Op basis van de data die is ontvangen, komt het volgende beeld bij de cursuskenmerken naar voren. De meest gevolgde cursussen zijn de (gecombineerde) taalcursussen. Bij deelnemers die een (gecombineerde) digitale vaardighedencursus hebben gevolgd, heeft het grootste gedeelte dit gedaan in combinatie met een taalcursus. Deelnemers aan de rekencursussen komen relatief weinig voor in de aangeleverde data. Van de cursusdeelnemers is de grootste groep tussen de 25 en 45 jaar oud. Daarnaast komt naar voren dat er meer vrouwelijke dan mannelijke cursusdeelnemers zijn en de meeste deelnemers Nederlands als tweede taal hebben.
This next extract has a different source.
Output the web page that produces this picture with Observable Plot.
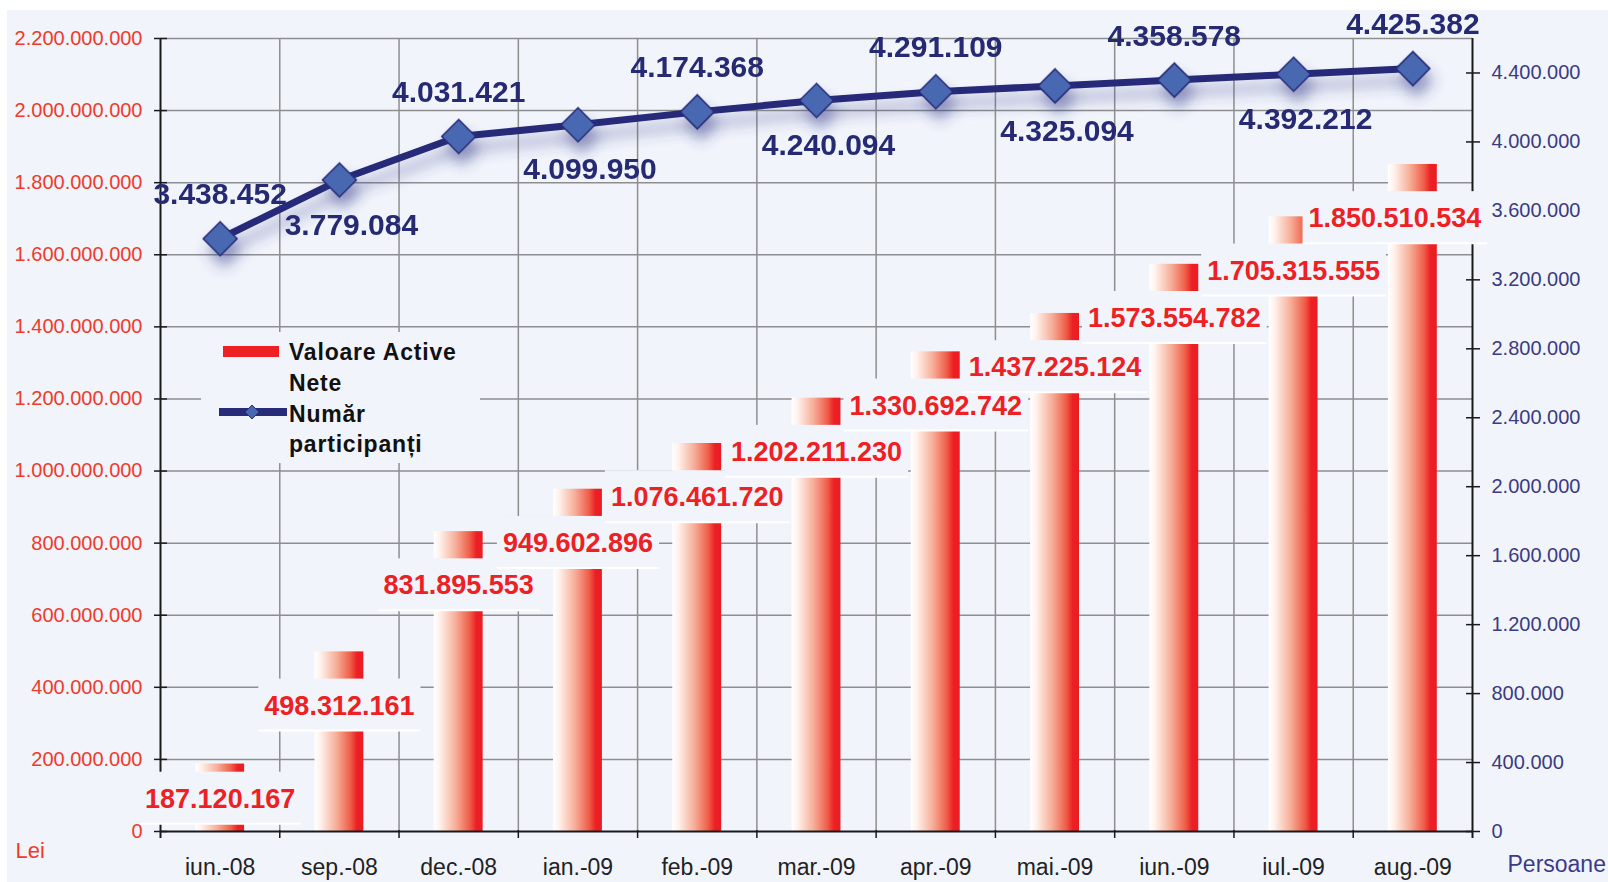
<!DOCTYPE html>
<html><head><meta charset="utf-8">
<script src="https://cdn.jsdelivr.net/npm/d3@7"></script>
<script src="https://cdn.jsdelivr.net/npm/@observablehq/plot@0.6"></script>
<style>
html,body{margin:0;padding:0;background:#fff;}
#chart{width:1608px;height:882px;overflow:hidden;position:relative;}
#chart svg{display:block;}
</style></head><body><div id="chart"></div>
<script>
const categories = ["iun.-08","sep.-08","dec.-08","ian.-09","feb.-09","mar.-09","apr.-09","mai.-09","iun.-09","iul.-09","aug.-09"];
const netAssets = [187120167, 498312161, 831895553, 949602896, 1076461720, 1202211230, 1330692742, 1437225124, 1573554782, 1705315555, 1850510534];
const participants = [3438452, 3779084, 4031421, 4099950, 4174368, 4240094, 4291109, 4325094, 4358578, 4392212, 4425382];
const leftTicks = [0, 200000000, 400000000, 600000000, 800000000, 1000000000, 1200000000, 1400000000, 1600000000, 1800000000, 2000000000, 2200000000];
const rightTicks = [0, 400000, 800000, 1200000, 1600000, 2000000, 2400000, 2800000, 3200000, 3600000, 4000000, 4400000];
const leftMax = 2200000000;
const rightMax = 4600000;
const legendLabels = [["Valoare Active", "Nete"], ["Număr", "participanți"]];
const leftUnit = "Lei";
const rightUnit = "Persoane";

const W = 1608, H = 882, ML = 160, MR = 136, MT = 38, MB = 51;
const n = categories.length;
const frameW = W - ML - MR, frameH = H - MT - MB, step = frameW / n;
const k = leftMax / rightMax;
const BG = "#f1f4fb", RED = "#ee2024", NAVY = "#272b78", AXIS = "#1a1a1a", GRID = "#8e8e8e";
const fmt = d3.formatLocale({decimal: ",", thousands: ".", grouping: [3], currency: ["", ""]}).format(",.0f");

const bars = categories.map((c, i) => ({cat: c, value: netAssets[i], i}));
const pts = categories.map((c, i) => ({cat: c, value: participants[i], y: participants[i] * k, i}));
const rightScaled = rightTicks.map(t => t * k);

const barLabelY = d => Math.max(d.value - 150000000, 90000000);
const barText = {x: "cat", y: barLabelY, text: d => fmt(d.value), fill: RED, fontWeight: "bold", fontSize: 27};
const ptText = {x: "cat", y: "y", text: d => fmt(d.value), fill: "#262a73", fontWeight: "bold", fontSize: 30};

const svg = Plot.plot({
  width: W, height: H,
  marginLeft: ML, marginRight: MR, marginTop: MT, marginBottom: MB,
  style: {fontFamily: "'Liberation Sans', Arial, sans-serif", background: "transparent", overflow: "visible"},
  x: {type: "band", domain: categories, paddingInner: 0.59, paddingOuter: 0.295, round: false, label: null},
  y: {domain: [0, leftMax], label: null},
  marks: [
    Plot.ruleY(leftTicks.slice(1), {stroke: GRID, strokeWidth: 1.5}),
    Plot.ruleX(categories.slice(1), {dx: -step / 2, stroke: GRID, strokeWidth: 1.5}),
    Plot.ruleX([categories[0]], {dx: -step / 2, stroke: AXIS, strokeWidth: 2, insetBottom: -7}),
    Plot.ruleX([categories[n - 1]], {dx: step / 2, stroke: AXIS, strokeWidth: 2, insetBottom: -7}),
    Plot.ruleY(leftTicks, {insetLeft: -6, insetRight: frameW - 7, stroke: AXIS, strokeWidth: 1.5}),
    Plot.ruleY(rightScaled, {insetLeft: frameW - 6, insetRight: -8, stroke: AXIS, strokeWidth: 1.5}),
    Plot.barY(bars, {x: "cat", y: "value", fill: RED}),
    Plot.ruleY([0], {stroke: AXIS, strokeWidth: 2}),
    Plot.ruleX(categories.slice(1), {dx: -step / 2, insetTop: frameH - 1, insetBottom: -7, stroke: AXIS, strokeWidth: 1.5}),
    Plot.text(bars.filter(d => d.i < n - 1), barText),
    Plot.text(bars.filter(d => d.i === n - 1), {...barText, dx: -18}),
    Plot.axisY(leftTicks, {anchor: "left", tickSize: 0, tickPadding: 18, tickFormat: fmt, fontSize: 20, color: "#ef3b2d", label: null}),
    Plot.axisY(rightScaled, {anchor: "right", tickSize: 0, tickPadding: 19, tickFormat: d => fmt(Math.round(d / k)), fontSize: 20, color: "#3b3b82", label: null}),
    Plot.axisX({tickSize: 0, tickPadding: 27, fontSize: 23, color: "#222", label: null}),
    Plot.line(pts, {x: "cat", y: "y", stroke: NAVY, strokeWidth: 7}),
    Plot.dot(pts, {x: "cat", y: "y", symbol: "diamond2", r: 15.3, fill: "#4a68b2", stroke: NAVY, strokeWidth: 1.5}),
    Plot.text(pts.filter(d => d.i % 2 === 0), {...ptText, dy: -44}),
    Plot.text(pts.filter(d => d.i % 2 === 1), {...ptText, dy: 45, dx: 12}),
    Plot.text([leftUnit], {text: d => d, frameAnchor: "bottom-left", dx: -145, dy: 26, textAnchor: "start", lineAnchor: "bottom", fill: "#ef3b2d", fontSize: 22}),
    Plot.text([rightUnit], {text: d => d, frameAnchor: "bottom-right", dx: 35, dy: 40, textAnchor: "start", lineAnchor: "bottom", fill: "#3b3b8a", fontSize: 23})
  ]
});

document.getElementById("chart").appendChild(svg);
const s = d3.select(svg);

const defs = s.insert("defs", ":first-child");
const grad = defs.append("linearGradient").attr("id", "barGrad").attr("x1", 0).attr("x2", 1).attr("y1", 0).attr("y2", 0);
[[0, "#ffffff"], [0.12, "#fff2ec"], [0.45, "#f6ae98"], [0.74, "#ef5c47"], [0.87, "#ec2024"], [1, "#eb1c24"]]
  .forEach(([o, c]) => grad.append("stop").attr("offset", o).attr("stop-color", c));
const f = defs.append("filter").attr("id", "shadow").attr("filterUnits", "userSpaceOnUse")
  .attr("x", 0).attr("y", 0).attr("width", W).attr("height", H);
f.append("feGaussianBlur").attr("in", "SourceAlpha").attr("stdDeviation", 7).attr("result", "blur");
f.append("feOffset").attr("in", "blur").attr("dx", 4).attr("dy", 12).attr("result", "off");
f.append("feFlood").attr("flood-color", "#39408c").attr("flood-opacity", 0.45);
f.append("feComposite").attr("in2", "off").attr("operator", "in").attr("result", "sh");
const fm = f.append("feMerge");
fm.append("feMergeNode").attr("in", "sh");
fm.append("feMergeNode").attr("in", "SourceGraphic");

s.insert("rect", "defs + *").attr("x", 7).attr("y", 10).attr("width", W - 7).attr("height", H - 10).attr("fill", BG);

s.selectAll('g[aria-label="bar"] rect').attr("fill", "url(#barGrad)");
s.selectAll('g[aria-label="line"], g[aria-label="dot"]').attr("filter", "url(#shadow)");

// label boxes behind the bar value labels
const textGroups = svg.querySelectorAll('g[aria-label="text"]');
const boxG = d3.create("svg:g");
[textGroups[0], textGroups[1]].forEach(g => {
  g.querySelectorAll("text").forEach(t => {
    const b = t.getBBox();
    const cy = b.y + b.height / 2 - 1;
    const tr = t.transform && t.transform.baseVal.consolidate();
    const tx = tr ? tr.matrix.e : 0, ty = tr ? tr.matrix.f : 0;
    const gtr = g.transform && g.transform.baseVal.consolidate();
    const gx = gtr ? gtr.matrix.e : 0, gy = gtr ? gtr.matrix.f : 0;
    const x0 = b.x + tx + gx - 6, w = b.width + 12, y0 = cy + ty + gy - 26;
    boxG.append("rect").attr("x", x0).attr("y", y0).attr("width", w).attr("height", 52).attr("fill", BG);
    boxG.append("line").attr("x1", x0).attr("x2", x0 + w).attr("y1", y0 + 52).attr("y2", y0 + 52).attr("stroke", "#ffffff").attr("stroke-width", 2);
  });
});
svg.insertBefore(boxG.node(), textGroups[0]);

// legend
const lg = s.append("g").attr("font-family", "'Liberation Sans', Arial, sans-serif").attr("text-anchor", "start");
lg.append("rect").attr("x", 201).attr("y", 332).attr("width", 279).attr("height", 131).attr("fill", BG);
lg.append("rect").attr("x", 223).attr("y", 346).attr("width", 56).attr("height", 11).attr("fill", RED);
lg.append("line").attr("x1", 219).attr("x2", 287).attr("y1", 412).attr("y2", 412).attr("stroke", NAVY).attr("stroke-width", 8);
lg.append("path").attr("d", "M252,405L259,412L252,419L245,412Z").attr("fill", "#4a68b2").attr("stroke", NAVY).attr("stroke-width", 1);
const baselines = [[360, 391], [422, 452]];
legendLabels.forEach((lines, i) => lines.forEach((txt, j) => {
  lg.append("text").attr("x", 289).attr("y", baselines[i][j]).attr("font-size", 23).attr("font-weight", "bold")
    .attr("letter-spacing", 0.8).attr("fill", "#111").attr("text-anchor", "start").text(txt);
}));
</script></body></html>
Bij de uitsplitsingen van de cursuskenmerken en persoonskenmerken is te zien dat jongeren vaker formele cursussen volgen en ouderen vaker non-formele. Daarnaast komt in de aangeleverde data naar voren dat deelnemers met Nederlands als eerste taal vaker een (gecombineerde) digitale vaardighedencursus volgen dan deelnemers met Nederlands als tweede taal.
Conclusie is dat de aangeleverde data een indruk geven van de bedoeling van de beoogde monitor, maar dat de data nog niet toereikend zijn om een volledig beeld te schetsen. Aandachtspunt is dat niet duidelijk is welk van het cursusaanbod op basis van de aangeleverde data in beeld is. Ook omdat de deelname aan cursussen in 2021 vanwege de coronapandemie anders was dan in voorgaande jaren.
Er is ook een aanzet gedaan om een beeld te geven naar regio, zowel naar provincie als WEB-regio. De bruikbaarheid van de informatie op regionaal niveau verschilt nog sterk. Zo kunnen er per regio aanbieders zijn die geen data hebben geleverd. Als voornamelijk de formele of non-formele aanbieders data hebben geleverd, kan een eenzijdig beeld ontstaan waardoor het lastig is om te vergelijken met andere regio’s. Conclusie voor het regionale beeld is dan ook dat het CBS meer en completere data nodig heeft van de WEB-regio’s. Ten tijde van het schrijven van dit artikel is het CBS gestart met een nieuwe dataverzameling. Doel is dat opnieuw meer regio’s deelnemen en de monitor ook steeds beter gevuld wordt.